My husband and I are taking a weekly parenting class based on the parenting philosophies expounded by Adele Faber and Elaine Mazlish in their best-selling books, How to Talk so Your Kids Will Listen and Listen so You Kids Will Talk, Siblings Without Rivalry and Liberated Parents, Liberated Children: Your Guide to Happier Family.
The major tenant of their approach is the establishment of a framework for parenting and communication that is based on empathy, respect, self-awareness, and self-empowerment. In the exercise of really paying attention to how certain words or approaches make me feel, I have gained a better understanding of how to communicate with my kids, AND my husband. I have ashamedly recognized too much of myself in the examples of what not to do/say (i.e., being the ever-louder and increasingly less effective commander in chief), as well as some bright spots of of, oh, now I understand why other certain approaches always work (i.e., being playful, or simply describing the situation or what needs to be done and thereby empowering my kid to take ownership of the resolution, or removing the "but" from my sentences - as in: I know you want that toy, BUT it belongs to someone else and we can't take it, as opposed to the more neutral: I know you want that toy. The problem is, it belongs to someone else and we can't take it).
Simple tweaks (if only we always had the energy, patience and wherewithal to make them) - big impact.
So yesterday in class we were asked to share a story of how we had used a novel and "positive" approach to solicit desired behavior or outcomes in a situation with our kids. Various scenarios were described - the use of funny accents, the clever notes written from the perspective of the various inanimate and misplaced objects, the use of role play. Then it was my turn to offer a clever, replicable and useful example of creative and success-driven parenting.
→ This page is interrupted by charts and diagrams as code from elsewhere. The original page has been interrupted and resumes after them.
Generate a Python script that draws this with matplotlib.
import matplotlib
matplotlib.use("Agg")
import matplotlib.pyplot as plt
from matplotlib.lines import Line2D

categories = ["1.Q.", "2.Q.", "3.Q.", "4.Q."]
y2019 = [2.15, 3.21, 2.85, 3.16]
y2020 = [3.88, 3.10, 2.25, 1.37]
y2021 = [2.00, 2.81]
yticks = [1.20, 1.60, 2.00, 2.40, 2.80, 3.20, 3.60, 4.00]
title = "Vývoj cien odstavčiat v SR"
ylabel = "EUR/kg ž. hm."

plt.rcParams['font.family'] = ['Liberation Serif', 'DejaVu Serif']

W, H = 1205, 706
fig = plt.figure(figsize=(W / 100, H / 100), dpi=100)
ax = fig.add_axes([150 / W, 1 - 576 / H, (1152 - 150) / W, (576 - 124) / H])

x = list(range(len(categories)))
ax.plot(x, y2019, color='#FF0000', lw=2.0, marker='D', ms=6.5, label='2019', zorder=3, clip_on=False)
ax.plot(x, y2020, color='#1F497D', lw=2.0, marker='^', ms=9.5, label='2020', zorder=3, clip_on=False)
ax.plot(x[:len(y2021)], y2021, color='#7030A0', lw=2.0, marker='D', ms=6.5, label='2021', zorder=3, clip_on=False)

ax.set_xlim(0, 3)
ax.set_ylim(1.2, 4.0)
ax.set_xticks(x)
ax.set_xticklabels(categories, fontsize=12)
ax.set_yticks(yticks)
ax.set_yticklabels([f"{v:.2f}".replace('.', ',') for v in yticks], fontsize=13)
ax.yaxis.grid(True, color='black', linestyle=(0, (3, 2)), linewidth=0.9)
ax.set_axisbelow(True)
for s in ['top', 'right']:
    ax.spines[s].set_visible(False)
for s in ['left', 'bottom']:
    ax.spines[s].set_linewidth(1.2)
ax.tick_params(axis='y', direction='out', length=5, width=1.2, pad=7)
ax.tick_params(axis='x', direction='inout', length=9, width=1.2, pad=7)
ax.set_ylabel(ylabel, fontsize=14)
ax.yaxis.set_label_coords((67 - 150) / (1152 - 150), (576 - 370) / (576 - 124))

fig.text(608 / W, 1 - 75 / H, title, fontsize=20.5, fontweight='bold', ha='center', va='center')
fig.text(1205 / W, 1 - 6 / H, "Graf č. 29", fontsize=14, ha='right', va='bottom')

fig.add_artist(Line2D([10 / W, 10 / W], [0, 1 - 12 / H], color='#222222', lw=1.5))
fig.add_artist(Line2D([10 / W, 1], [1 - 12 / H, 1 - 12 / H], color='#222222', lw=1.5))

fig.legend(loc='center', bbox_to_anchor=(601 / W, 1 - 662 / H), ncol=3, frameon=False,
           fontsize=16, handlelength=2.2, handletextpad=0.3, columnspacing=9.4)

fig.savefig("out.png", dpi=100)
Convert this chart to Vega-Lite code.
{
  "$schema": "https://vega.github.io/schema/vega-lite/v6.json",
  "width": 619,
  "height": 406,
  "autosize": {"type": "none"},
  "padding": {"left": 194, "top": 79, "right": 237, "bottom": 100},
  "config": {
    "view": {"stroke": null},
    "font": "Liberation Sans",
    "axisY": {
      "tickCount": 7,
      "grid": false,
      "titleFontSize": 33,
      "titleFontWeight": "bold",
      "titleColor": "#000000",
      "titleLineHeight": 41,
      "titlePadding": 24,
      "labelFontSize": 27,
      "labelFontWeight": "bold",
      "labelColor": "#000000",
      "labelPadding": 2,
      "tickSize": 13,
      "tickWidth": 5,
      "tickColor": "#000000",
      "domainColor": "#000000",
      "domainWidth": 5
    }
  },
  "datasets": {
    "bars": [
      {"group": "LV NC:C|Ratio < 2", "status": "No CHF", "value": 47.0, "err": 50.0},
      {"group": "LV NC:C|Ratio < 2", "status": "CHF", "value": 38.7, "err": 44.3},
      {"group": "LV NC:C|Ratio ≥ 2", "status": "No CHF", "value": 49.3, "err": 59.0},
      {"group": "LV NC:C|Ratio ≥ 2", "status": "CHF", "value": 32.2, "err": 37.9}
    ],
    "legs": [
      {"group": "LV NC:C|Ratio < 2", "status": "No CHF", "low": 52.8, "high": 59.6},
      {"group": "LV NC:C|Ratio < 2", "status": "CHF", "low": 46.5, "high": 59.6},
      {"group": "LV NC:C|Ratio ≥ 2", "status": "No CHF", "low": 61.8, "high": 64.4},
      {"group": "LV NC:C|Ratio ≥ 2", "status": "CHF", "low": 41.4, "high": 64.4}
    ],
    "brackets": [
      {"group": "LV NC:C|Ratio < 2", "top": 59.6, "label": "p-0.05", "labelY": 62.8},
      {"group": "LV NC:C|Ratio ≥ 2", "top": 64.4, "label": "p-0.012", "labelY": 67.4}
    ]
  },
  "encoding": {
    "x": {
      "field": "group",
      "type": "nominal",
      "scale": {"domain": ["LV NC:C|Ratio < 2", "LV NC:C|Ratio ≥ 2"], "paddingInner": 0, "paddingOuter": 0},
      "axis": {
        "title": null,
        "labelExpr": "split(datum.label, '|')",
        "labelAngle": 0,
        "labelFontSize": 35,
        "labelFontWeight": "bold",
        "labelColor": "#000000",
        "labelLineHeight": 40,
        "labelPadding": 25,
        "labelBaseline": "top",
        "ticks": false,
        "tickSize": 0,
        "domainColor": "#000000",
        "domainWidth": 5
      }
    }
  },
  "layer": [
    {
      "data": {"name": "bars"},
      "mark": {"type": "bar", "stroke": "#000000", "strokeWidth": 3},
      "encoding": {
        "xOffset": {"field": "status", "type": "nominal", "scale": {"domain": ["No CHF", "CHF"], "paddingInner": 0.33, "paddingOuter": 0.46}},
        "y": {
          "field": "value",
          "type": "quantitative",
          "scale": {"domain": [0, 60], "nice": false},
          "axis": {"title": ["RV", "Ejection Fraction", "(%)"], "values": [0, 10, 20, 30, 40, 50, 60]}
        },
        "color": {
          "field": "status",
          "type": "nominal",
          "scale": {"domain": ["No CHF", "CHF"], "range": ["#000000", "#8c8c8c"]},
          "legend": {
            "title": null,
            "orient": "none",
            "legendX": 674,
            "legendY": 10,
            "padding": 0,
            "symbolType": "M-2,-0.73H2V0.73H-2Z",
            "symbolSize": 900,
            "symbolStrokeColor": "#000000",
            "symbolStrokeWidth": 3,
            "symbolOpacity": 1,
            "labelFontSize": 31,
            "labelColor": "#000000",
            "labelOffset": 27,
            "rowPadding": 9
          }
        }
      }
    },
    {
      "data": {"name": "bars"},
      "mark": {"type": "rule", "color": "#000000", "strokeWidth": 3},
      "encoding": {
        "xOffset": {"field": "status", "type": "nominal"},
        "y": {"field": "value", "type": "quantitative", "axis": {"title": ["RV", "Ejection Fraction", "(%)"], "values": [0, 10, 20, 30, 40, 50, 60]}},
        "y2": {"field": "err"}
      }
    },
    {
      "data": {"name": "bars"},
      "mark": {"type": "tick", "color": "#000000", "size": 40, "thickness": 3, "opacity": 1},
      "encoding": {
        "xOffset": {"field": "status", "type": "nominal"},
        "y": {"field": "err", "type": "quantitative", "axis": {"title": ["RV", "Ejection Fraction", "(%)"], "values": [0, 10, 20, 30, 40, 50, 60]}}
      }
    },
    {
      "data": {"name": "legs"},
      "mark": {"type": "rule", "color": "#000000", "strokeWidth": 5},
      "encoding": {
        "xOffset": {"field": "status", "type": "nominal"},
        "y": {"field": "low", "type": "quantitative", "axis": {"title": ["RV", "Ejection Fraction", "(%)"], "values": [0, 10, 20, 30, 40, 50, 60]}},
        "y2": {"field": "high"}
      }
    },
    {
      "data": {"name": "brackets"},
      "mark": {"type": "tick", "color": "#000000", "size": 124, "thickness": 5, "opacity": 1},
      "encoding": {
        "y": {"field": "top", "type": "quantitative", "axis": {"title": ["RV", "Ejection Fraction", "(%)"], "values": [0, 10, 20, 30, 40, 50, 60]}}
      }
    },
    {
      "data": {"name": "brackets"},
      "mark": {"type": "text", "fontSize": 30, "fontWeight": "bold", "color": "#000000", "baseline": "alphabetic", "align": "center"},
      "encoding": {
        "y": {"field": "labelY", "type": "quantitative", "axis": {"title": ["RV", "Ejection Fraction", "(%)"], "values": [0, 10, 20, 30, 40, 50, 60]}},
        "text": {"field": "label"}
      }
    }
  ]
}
Having an wealth of examples to draw from (hah!) I offered the following as an example:
One evening I was home alone with the kids and attempting to corral them through the bedtime routine. I got them fed and set about filling their bath. Then I went through an extended and totally futile series of attempts to get them into the bath - asking nicely, pleading, yelling, threatening - all with absolutely no effect. I stood there in the bathroom, exhausted and frustrated, looking at this beautiful warm bath and wanting nothing more than to submerse my tired, aching body in those clean, warm waters. Fine! I thought to myself They don't want to get in the bath? Well then I am going to get in.
Before you could say seriously? I was naked and lying in the bath, eyes closed, totally relaxed. Hearing a noise I opened my eyes and saw two pairs of wide-open eyes pressed against the glass staring at me in surprise. Mommy is in our bath! they exclaimed giggling and laughing. I want to come in with you! I want to come in! they shouted spilling all over themselves trying to get undressed and get in. Needless to say those two little munchkins who had previously been driving me crazy joined me in the bath for a silly, frolicking little bathtime and my kids still talk about the day that Mommy got in our bath!
So there you have it. One of my finest parenting moments, and one that I am sure will come in endlessly handy for you as you navigate these tumultuous waters of parenthood. Maybe I should write a book - When all Else Fails, Get in the Tub.